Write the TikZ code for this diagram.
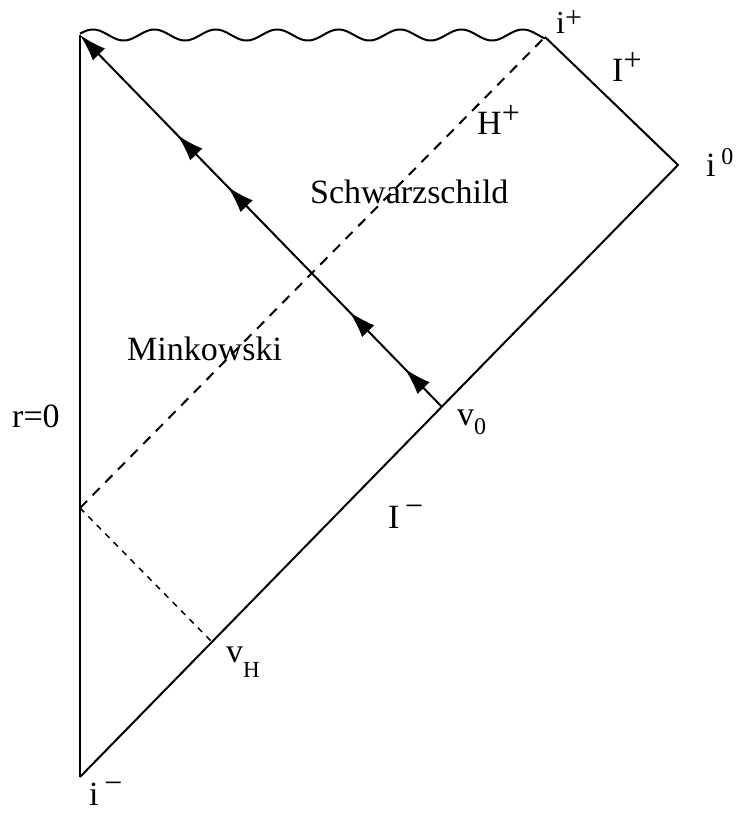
\documentclass[tikz,border=0pt]{standalone}
\usepackage{fontspec}
\setmainfont{Liberation Serif}
\usetikzlibrary{arrows.meta,decorations.markings}
\newcommand{\supx}[1]{\raisebox{11.5pt}{\fontsize{32}{34}\selectfont #1}}
\newcommand{\subx}[2]{\raisebox{-#2}{\fontsize{24}{28}\selectfont #1}}
\begin{document}
\begin{tikzpicture}[x=1pt,y=-1pt,
  edge/.style={line width=2pt},
  lbl/.style={font=\fontsize{34}{40}\selectfont, inner sep=0pt, anchor=base west},
  >={Latex[length=27pt,width=17pt]}]
\useasboundingbox (0,0) rectangle (738,813);
% points
\coordinate (top) at (80,35);
\coordinate (im) at (80,777);
\coordinate (ip) at (545,37);
\coordinate (i0) at (678,165);
\coordinate (v0) at (442,407);
\coordinate (vH) at (212,642);
\coordinate (hb) at (80,508);
% boundaries
\draw[line width=2.6pt] (top) -- (im);
\draw[edge, line join=miter] (im) -- (i0) -- (ip);
\draw[edge] plot[domain=80:545, samples=240, smooth] (\x,{35-5.5*cos(5.8632*(\x-93))});
% horizon and null ray
\draw[edge, dash pattern=on 10pt off 8pt] (hb) -- (ip);
\draw[line width=1.5pt, dash pattern=on 6pt off 6pt] (hb) -- (vH);
% ingoing ray with arrows
\draw[edge, ->, postaction={decorate}, decoration={markings,
   mark=at position 0.103 with {\arrow{>}},
   mark=at position 0.256 with {\arrow{>}},
   mark=at position 0.592 with {\arrow{>}},
   mark=at position 0.731 with {\arrow{>}}}] (v0) -- (top);
% labels
\node[lbl, font=\fontsize{32}{36}\selectfont] (lip) at (556,34) {i\raisebox{6pt}{\fontsize{30}{32}\selectfont +}};
\node[lbl] (lIp) at (612,82) {I\supx{+}};
\node[lbl] (lH) at (477,135) {H\supx{+}};
\node[lbl] (li0) at (706,177) {i\,\raisebox{13pt}{\fontsize{24}{28}\selectfont 0}};
\node[lbl] (lS) at (310,203) {Schwarzschild};
\node[lbl] (lM) at (127,360) {Minkowski};
\node[lbl] (lr) at (12,427) {r=0};
\node[lbl] (lv0) at (457,425) {v\subx{0}{9pt}};
\node[lbl] (lIm) at (388,528) {I\,\supx{−}};
\node[lbl] (lvH) at (226,662) {v\subx{\fontsize{23}{25}\selectfont H}{15pt}};
\node[lbl] (lim) at (89,805) {i\,\supx{−}};
\end{tikzpicture}
\end{document}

EXERCISE ▸
Copy every line above word for word and exclude the pictures.

THE SOLUTION ▸
Write the TikZ code for this diagram.
\documentclass[tikz,border=0pt]{standalone}
\usepackage{fontspec}
\setmainfont{Liberation Serif}
\usetikzlibrary{arrows.meta,decorations.markings}
\newcommand{\supx}[1]{\raisebox{11.5pt}{\fontsize{32}{34}\selectfont #1}}
\newcommand{\subx}[2]{\raisebox{-#2}{\fontsize{24}{28}\selectfont #1}}
\begin{document}
\begin{tikzpicture}[x=1pt,y=-1pt,
  edge/.style={line width=2pt},
  lbl/.style={font=\fontsize{34}{40}\selectfont, inner sep=0pt, anchor=base west},
  >={Latex[length=27pt,width=17pt]}]
\useasboundingbox (0,0) rectangle (738,813);
% points
\coordinate (top) at (80,35);
\coordinate (im) at (80,777);
\coordinate (ip) at (545,37);
\coordinate (i0) at (678,165);
\coordinate (v0) at (442,407);
\coordinate (vH) at (212,642);
\coordinate (hb) at (80,508);
% boundaries
\draw[line width=2.6pt] (top) -- (im);
\draw[edge, line join=miter] (im) -- (i0) -- (ip);
\draw[edge] plot[domain=80:545, samples=240, smooth] (\x,{35-5.5*cos(5.8632*(\x-93))});
% horizon and null ray
\draw[edge, dash pattern=on 10pt off 8pt] (hb) -- (ip);
\draw[line width=1.5pt, dash pattern=on 6pt off 6pt] (hb) -- (vH);
% ingoing ray with arrows
\draw[edge, ->, postaction={decorate}, decoration={markings,
   mark=at position 0.103 with {\arrow{>}},
   mark=at position 0.256 with {\arrow{>}},
   mark=at position 0.592 with {\arrow{>}},
   mark=at position 0.731 with {\arrow{>}}}] (v0) -- (top);
% labels
\node[lbl, font=\fontsize{32}{36}\selectfont] (lip) at (556,34) {i\raisebox{6pt}{\fontsize{30}{32}\selectfont +}};
\node[lbl] (lIp) at (612,82) {I\supx{+}};
\node[lbl] (lH) at (477,135) {H\supx{+}};
\node[lbl] (li0) at (706,177) {i\,\raisebox{13pt}{\fontsize{24}{28}\selectfont 0}};
\node[lbl] (lS) at (310,203) {Schwarzschild};
\node[lbl] (lM) at (127,360) {Minkowski};
\node[lbl] (lr) at (12,427) {r=0};
\node[lbl] (lv0) at (457,425) {v\subx{0}{9pt}};
\node[lbl] (lIm) at (388,528) {I\,\supx{−}};
\node[lbl] (lvH) at (226,662) {v\subx{\fontsize{23}{25}\selectfont H}{15pt}};
\node[lbl] (lim) at (89,805) {i\,\supx{−}};
\end{tikzpicture}
\end{document}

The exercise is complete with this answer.